##### DATA EXCERPT

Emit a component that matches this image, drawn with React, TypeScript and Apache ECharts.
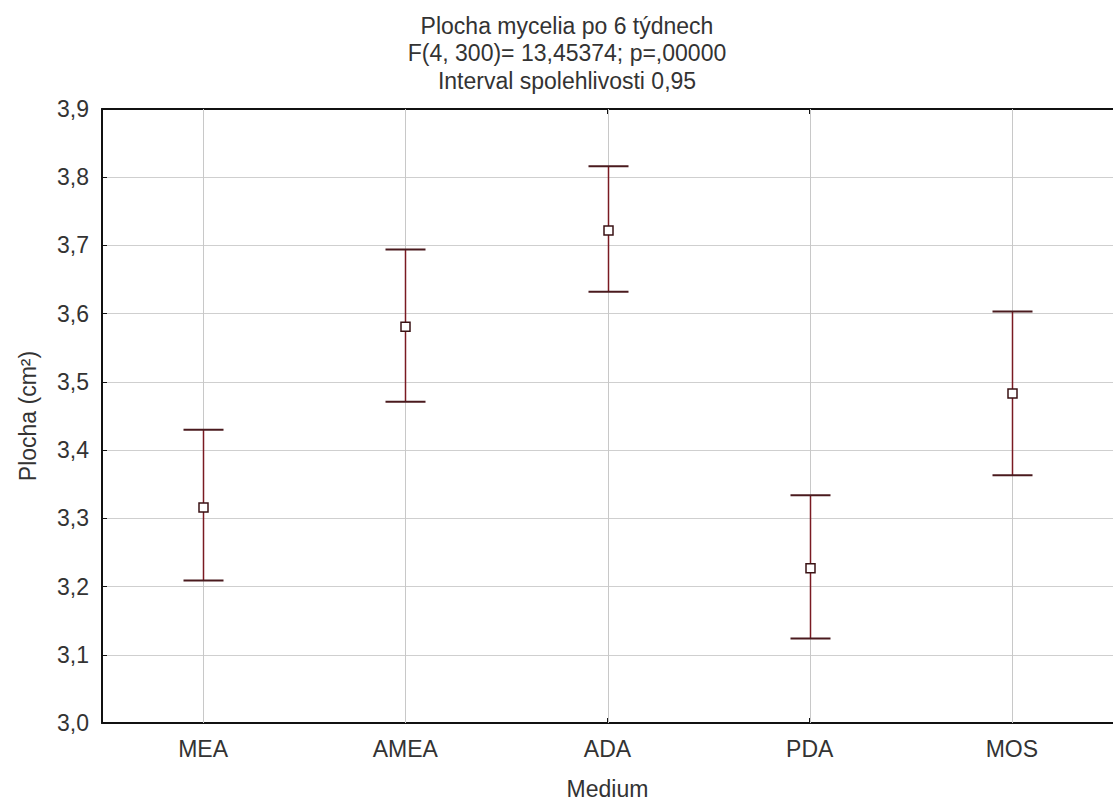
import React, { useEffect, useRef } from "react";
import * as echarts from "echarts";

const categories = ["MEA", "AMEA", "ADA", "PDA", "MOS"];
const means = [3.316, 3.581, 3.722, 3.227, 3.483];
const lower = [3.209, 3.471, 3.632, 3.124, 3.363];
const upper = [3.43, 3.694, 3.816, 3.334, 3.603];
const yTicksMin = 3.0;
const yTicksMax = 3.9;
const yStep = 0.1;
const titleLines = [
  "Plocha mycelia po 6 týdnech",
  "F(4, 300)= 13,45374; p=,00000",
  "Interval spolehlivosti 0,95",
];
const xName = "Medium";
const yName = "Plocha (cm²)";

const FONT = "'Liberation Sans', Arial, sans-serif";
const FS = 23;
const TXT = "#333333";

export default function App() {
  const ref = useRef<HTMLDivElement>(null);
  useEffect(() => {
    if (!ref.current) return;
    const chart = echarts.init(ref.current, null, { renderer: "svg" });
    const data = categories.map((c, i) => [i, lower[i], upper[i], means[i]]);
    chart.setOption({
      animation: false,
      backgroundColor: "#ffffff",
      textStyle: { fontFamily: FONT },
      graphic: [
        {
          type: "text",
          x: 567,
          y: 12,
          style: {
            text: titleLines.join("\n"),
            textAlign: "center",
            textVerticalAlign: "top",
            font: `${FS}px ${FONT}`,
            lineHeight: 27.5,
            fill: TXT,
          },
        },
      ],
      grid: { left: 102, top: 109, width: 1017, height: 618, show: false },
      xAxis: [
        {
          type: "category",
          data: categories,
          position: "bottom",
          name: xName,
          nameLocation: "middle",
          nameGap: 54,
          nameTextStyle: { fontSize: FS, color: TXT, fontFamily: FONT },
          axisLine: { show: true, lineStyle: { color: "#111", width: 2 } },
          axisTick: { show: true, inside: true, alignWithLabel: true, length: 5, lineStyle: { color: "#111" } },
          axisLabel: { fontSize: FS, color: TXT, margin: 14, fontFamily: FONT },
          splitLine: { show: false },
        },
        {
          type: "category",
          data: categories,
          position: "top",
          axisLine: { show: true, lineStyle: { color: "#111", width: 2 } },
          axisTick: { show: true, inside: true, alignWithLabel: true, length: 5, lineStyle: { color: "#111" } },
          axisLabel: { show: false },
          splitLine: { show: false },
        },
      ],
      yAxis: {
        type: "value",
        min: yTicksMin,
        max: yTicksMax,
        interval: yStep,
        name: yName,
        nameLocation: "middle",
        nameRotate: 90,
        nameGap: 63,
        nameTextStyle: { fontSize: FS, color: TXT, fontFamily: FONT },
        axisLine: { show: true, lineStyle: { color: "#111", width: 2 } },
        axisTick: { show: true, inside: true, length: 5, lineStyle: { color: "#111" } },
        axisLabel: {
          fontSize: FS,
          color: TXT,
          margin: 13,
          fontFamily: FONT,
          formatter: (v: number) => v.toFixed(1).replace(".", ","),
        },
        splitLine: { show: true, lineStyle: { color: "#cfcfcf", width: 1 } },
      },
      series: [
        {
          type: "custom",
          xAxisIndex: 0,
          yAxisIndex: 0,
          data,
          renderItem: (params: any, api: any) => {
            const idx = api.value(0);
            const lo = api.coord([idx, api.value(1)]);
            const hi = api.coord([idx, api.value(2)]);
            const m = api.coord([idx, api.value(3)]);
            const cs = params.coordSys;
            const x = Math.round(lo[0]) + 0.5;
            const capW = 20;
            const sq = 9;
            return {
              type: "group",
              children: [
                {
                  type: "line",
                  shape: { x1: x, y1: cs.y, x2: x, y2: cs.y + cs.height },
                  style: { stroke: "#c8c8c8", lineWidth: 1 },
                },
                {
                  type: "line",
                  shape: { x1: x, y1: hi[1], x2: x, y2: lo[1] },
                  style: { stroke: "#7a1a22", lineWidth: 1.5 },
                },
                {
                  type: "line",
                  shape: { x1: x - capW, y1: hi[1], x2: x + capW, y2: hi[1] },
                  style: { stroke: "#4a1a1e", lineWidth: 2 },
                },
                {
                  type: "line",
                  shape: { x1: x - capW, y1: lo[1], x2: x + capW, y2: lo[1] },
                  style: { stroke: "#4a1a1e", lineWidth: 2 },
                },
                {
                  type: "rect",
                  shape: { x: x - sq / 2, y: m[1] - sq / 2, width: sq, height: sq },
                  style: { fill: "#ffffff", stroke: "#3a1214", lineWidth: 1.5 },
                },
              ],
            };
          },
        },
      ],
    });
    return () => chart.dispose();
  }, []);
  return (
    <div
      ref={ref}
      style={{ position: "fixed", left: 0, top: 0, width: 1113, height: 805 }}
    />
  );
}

##########

◆ **GIVEN PROBLEM**: Everything from the top line of the data down to and including the line with "import * as" is to be copied, except the pictures.

◆ **EXPECTED OUTPUT**:
Emit a component that matches this image, drawn with React, TypeScript and Apache ECharts.
import React, { useEffect, useRef } from "react";
import * as echarts from "echarts";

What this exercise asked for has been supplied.